Where there's smoke, there just might be fire...

 NOTE: Just my opinion~

There have been a few e-publishers that have imploded over the last two-three years, and you can bet there will be more. After we type 'The End' on a manuscript, now comes the big decision. What publisher do we send it to?

 I have received more than a few personal messages asking about this publisher or that. Do they pay on time? Do they offer support and promo your books? How is the communication? Maybe, you do google searches on publishers to see what the scuttlebutt is. More often than not, you are directed to a forum for writers, Absolute Writers Water Cooler. I think that forum is a fair judge of prevailing winds. If someone posts a concern, you can bet they're is probably ten or more on the side-lines keeping quiet with the same concerns. However, any on-line gossip must be taken with a grain of salt. All it takes is one disgruntled ex-employee/writer spewing poison either anonymously or not to put flint to tinder. First thing you know, you have a forest fire.

The one thing we ask as writers is "show me the money".

I don't think it is too much to ask to be paid in a timely manner and be shown a detailed accounting of how many books we sold and where. Pay a writer on time and accurately and believe me, we will overlook the other annoying items a publisher may dole out.

I believe third-party distributors should provide accurate book sales to every author, whether they self-pub or not. We have to take the word of the publishers for how many books we sold. Those on the NYT best-selling lists have to do the same. I've had more than one person tell me to self-publish. Not all of us can or even want to self-pub for various reasons, either personal or professional. So when you send your manuscript off to a publisher, you are also sending off your trust.

Sometimes it works out, sometimes it doesn't. Even if when you submitted, everything could be fine. In this Biz, it can turn on a dime, so as writers we all have to be prepared.

Know your rights. Know your contract. Follow the author loops and groups, check out writers forums. Follow your fellow authors on Facebook for any whiff of impropriety. Everyone says the first signs a publisher may be in trouble is lack of communication and late or no payments at all. Don't be so quick to get the pitchforks and torches out of the shed if there is lateness, sometimes, there are extenuating circumstances. If you go public with your grievance, all that happens is others will torch and pitchfork right back. You get labelled a 'troublemaker'. Be VERY sure before you go public.
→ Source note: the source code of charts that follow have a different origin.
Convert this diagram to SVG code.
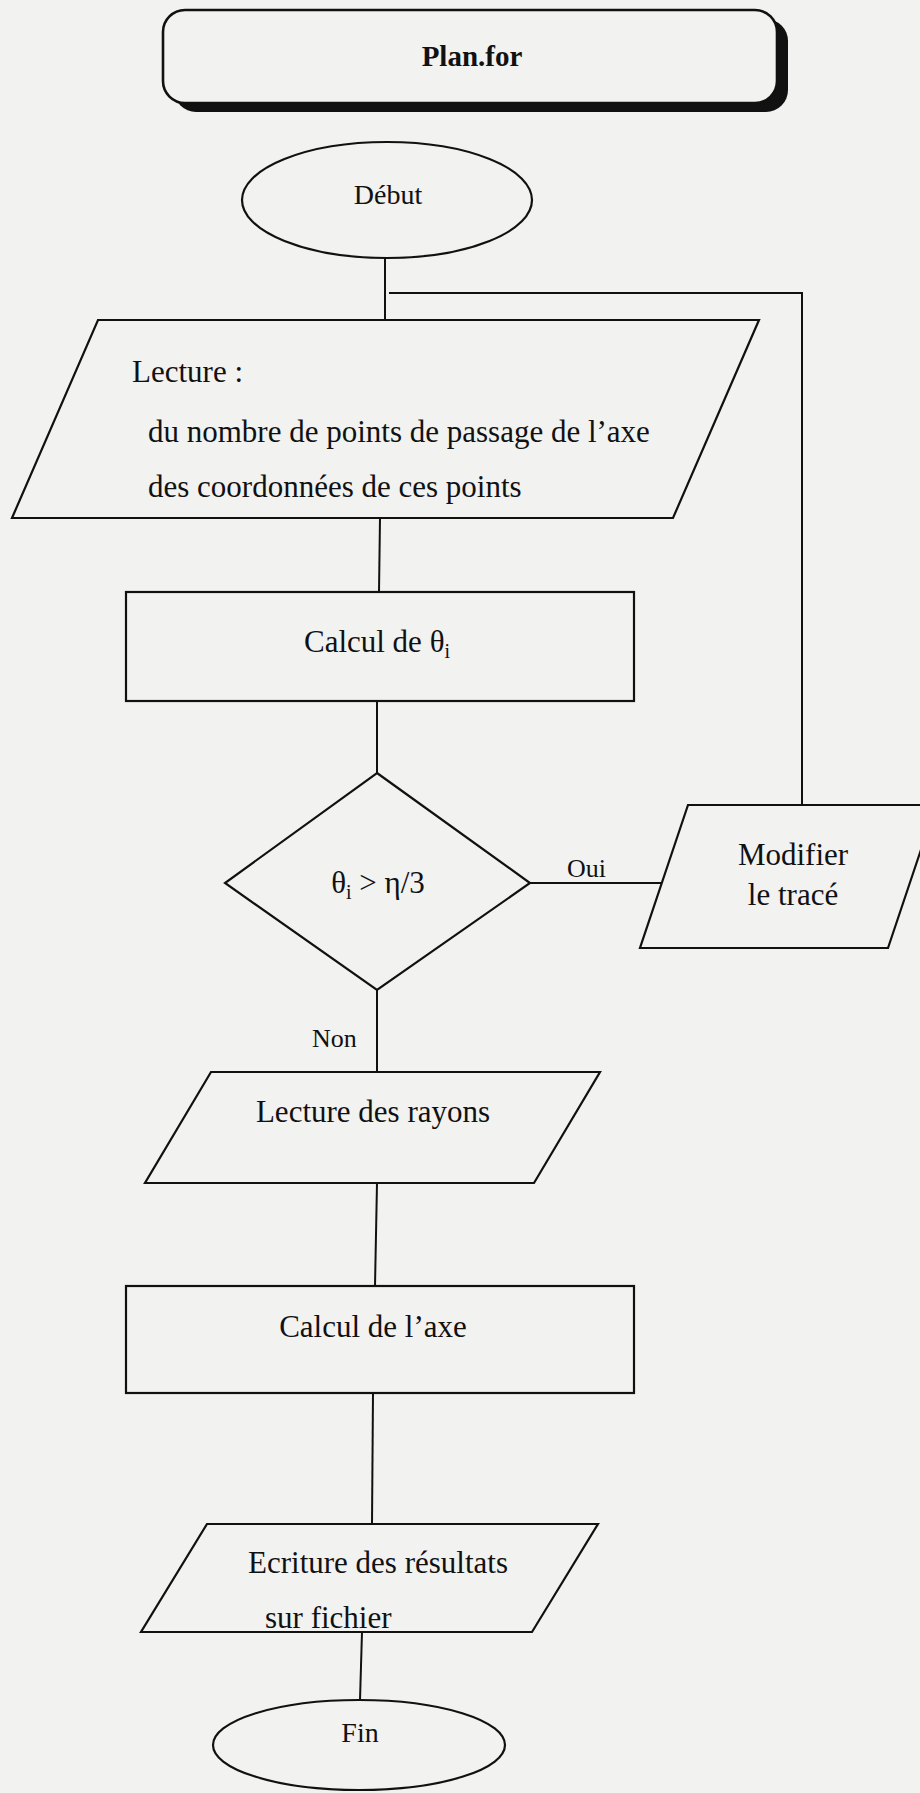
<svg xmlns="http://www.w3.org/2000/svg" width="920" height="1793" viewBox="0 0 920 1793">
<style>
.shape{fill:#f2f2f1;stroke:#111;stroke-width:2.2;stroke-linejoin:miter}
.conn{fill:none;stroke:#111;stroke-width:2}
text{font-family:"Liberation Serif","Times New Roman",serif;fill:#111}
.t{font-size:31px}
.s{font-size:28px}
.l{font-size:26px}
.sub{font-size:20px}
</style>
<rect x="0" y="0" width="920" height="1793" fill="#f2f2f1"/>
<g id="connectors">
<line class="conn" x1="385" y1="258" x2="385" y2="320"/>
<polyline class="conn" points="389,293 802,293 802,805"/>
<line class="conn" x1="380" y1="518" x2="379" y2="592"/>
<line class="conn" x1="377" y1="701" x2="377" y2="773"/>
<line class="conn" x1="377" y1="990" x2="377" y2="1072"/>
<line class="conn" x1="377" y1="1183" x2="375" y2="1286"/>
<line class="conn" x1="373" y1="1393" x2="372" y2="1524"/>
<line class="conn" x1="362" y1="1632" x2="360" y2="1700"/>
<line class="conn" x1="530" y1="883" x2="663" y2="883"/>
<text class="l" x="567" y="877">Oui</text>
<text class="l" x="312" y="1047">Non</text>
</g>
<g id="title">
<rect x="174" y="19" width="614" height="93" rx="22" ry="22" fill="#111"/>
<rect x="163" y="10" width="614" height="93" rx="22" ry="22" fill="#f2f2f1" stroke="#111" stroke-width="2.6"/>
<text x="472" y="66" font-size="29" font-weight="bold" text-anchor="middle">Plan.for</text>
</g>
<g id="debut">
<ellipse class="shape" cx="387" cy="200" rx="145" ry="58"/>
<text class="s" x="388" y="204" text-anchor="middle">Début</text>
</g>
<g id="lecture">
<polygon class="shape" points="98,320 759,320 673,518 12,518"/>
<text class="t" x="132" y="382">Lecture :</text>
<text class="t" x="148" y="442">du nombre de points de passage de l’axe</text>
<text class="t" x="148" y="497">des coordonnées de ces points</text>
</g>
<g id="calcul-theta">
<rect class="shape" x="126" y="592" width="508" height="109"/>
<text class="t" x="377" y="652" text-anchor="middle">Calcul de θ<tspan class="sub" dy="6">i</tspan></text>
</g>
<g id="test">
<polygon class="shape" points="377,773 530,883 377,990 225,883"/>
<text class="t" x="378" y="893" text-anchor="middle">θ<tspan class="sub" dy="6">i</tspan><tspan dy="-6"> &gt; η/3</tspan></text>
</g>
<g id="modifier">
<polygon class="shape" points="688,805 936,805 888,948 640,948"/>
<text class="t" x="793" y="865" text-anchor="middle">Modifier</text>
<text class="t" x="793" y="905" text-anchor="middle">le tracé</text>
</g>
<g id="lecture-rayons">
<polygon class="shape" points="211,1072 600,1072 534,1183 145,1183"/>
<text class="t" x="373" y="1122" text-anchor="middle">Lecture des rayons</text>
</g>
<g id="calcul-axe">
<rect class="shape" x="126" y="1286" width="508" height="107"/>
<text class="t" x="373" y="1337" text-anchor="middle">Calcul de l’axe</text>
</g>
<g id="ecriture">
<polygon class="shape" points="207,1524 598,1524 532,1632 141,1632"/>
<text class="t" x="378" y="1573" text-anchor="middle">Ecriture des résultats</text>
<text class="t" x="265" y="1628">sur fichier</text>
</g>
<g id="fin">
<ellipse class="shape" cx="359" cy="1745" rx="146" ry="45"/>
<text class="s" x="360" y="1742" text-anchor="middle">Fin</text>
</g>
</svg>
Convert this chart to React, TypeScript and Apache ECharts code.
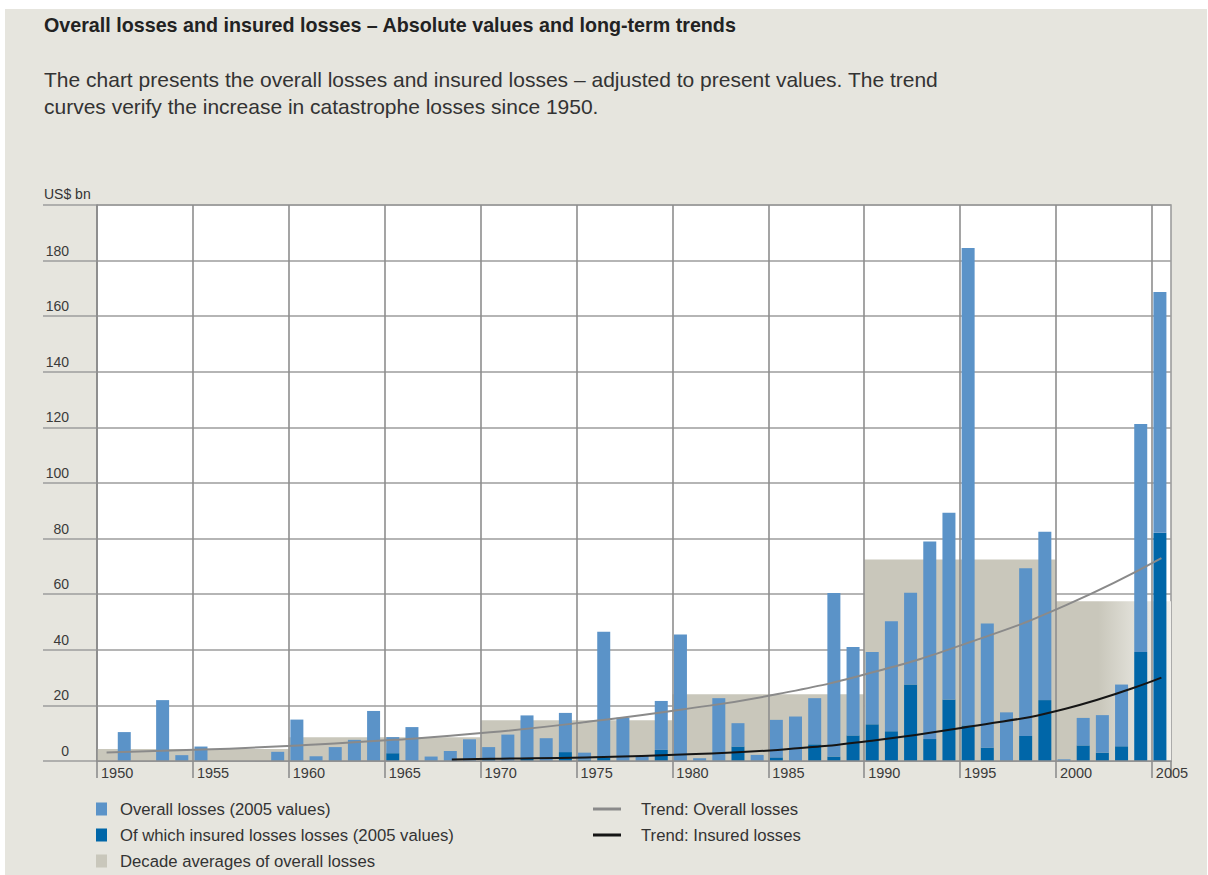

Step one should be to contact the publisher directly. If the problem persists then begin to sweat. Every office building has a 'fire escape' plan. As writers, we should have the same. Many romance writers have been burned by publishers. The majority of epubs are professional in their dealings with writers. Unfortunately, there are a few who are not. Be vigilant.



  1. Very well said!! I don't know anything about the biz but it is common sense.

  2. Thanks Gezele! I post a lot of this stuff to remind myself of the obvious, lol! Cheers for commenting!